My husband stayed with Mari while she screamed, and I went outside and walked circles around the driveway. I had to get where I couldn’t hear her crying anymore. I’d arrived at the point where I was either going to scream so loudly that I would emotionally scar my kids, or I was going to pick up a piece of furniture and hurl it across the room. So I checked out.
There was a brief moment where picking up Mari’s nightstand and throwing it at her dresser seemed like a reasonable thing to do. I imagined the shrill sound the mirror would make as it exploded and hurled shards all over the room. I pictured myself screaming in Mari’s face. My innocent little 4-year-old, going through a tough transition, and me, a grown-ass woman who done lost her damn mind, screaming in her perfect, stunned face. Not only had I ceased to pity her, but I had ceased to feel guilty for not pitying her. The only thing stopping me from acting out the calamity in my head was that I knew I shouldn’t.
For those who say, “It’s fine. Your husband was there. She was supervised,” I gotta tell you: I was leaving that house whether he was there or not. And, assuming one doesn’t have blowtorches and freshly sharpened sickles lying around the house, I would venture to say this is an OK thing for any parent at their wit’s end to do. Maybe, if my husband hadn’t been there, I would have simply locked my bathroom door and taken a shower. Maybe I would have stood on the back porch and guzzled an entire glass (bottle?) of wine.
I’m not telling this story because I need to moan about how sad it is that I lost it with my kid.
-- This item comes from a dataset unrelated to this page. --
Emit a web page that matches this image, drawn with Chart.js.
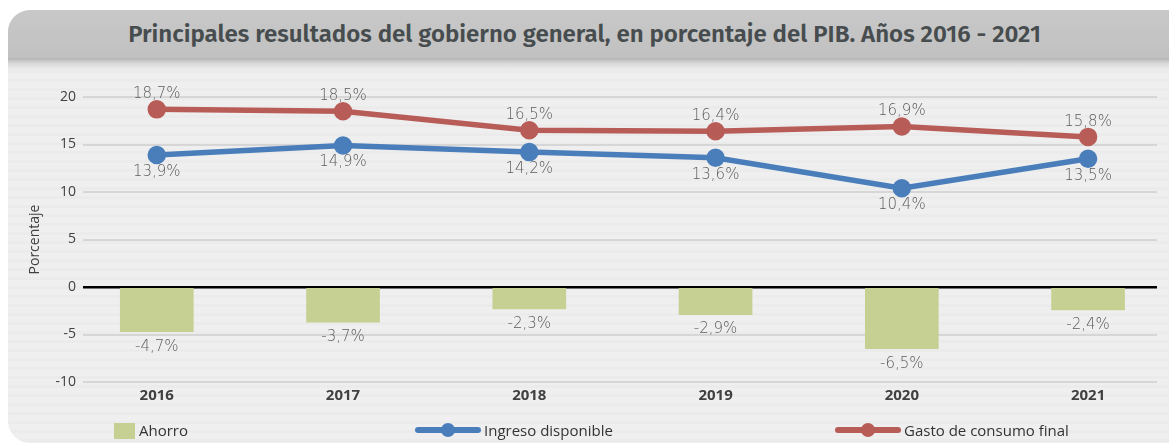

We all do that. I’m telling this story because my first instinct was to feel like I’d done something terrible by walking out on my kid. But I’m tired of playing this ridiculous guilt game. I think—no, I know—I did the right thing by walking out on Mari, and I’m giving every other mother out there permission to do the same. If it’s between throwing a piece of furniture and leaving your kid alone for a few minutes? Sometimes you have to walk away, and you shouldn’t have to feel guilty about it.
These are the down-and-dirty trenches of parenting. Sometimes you have no other choice but to check the fuck out.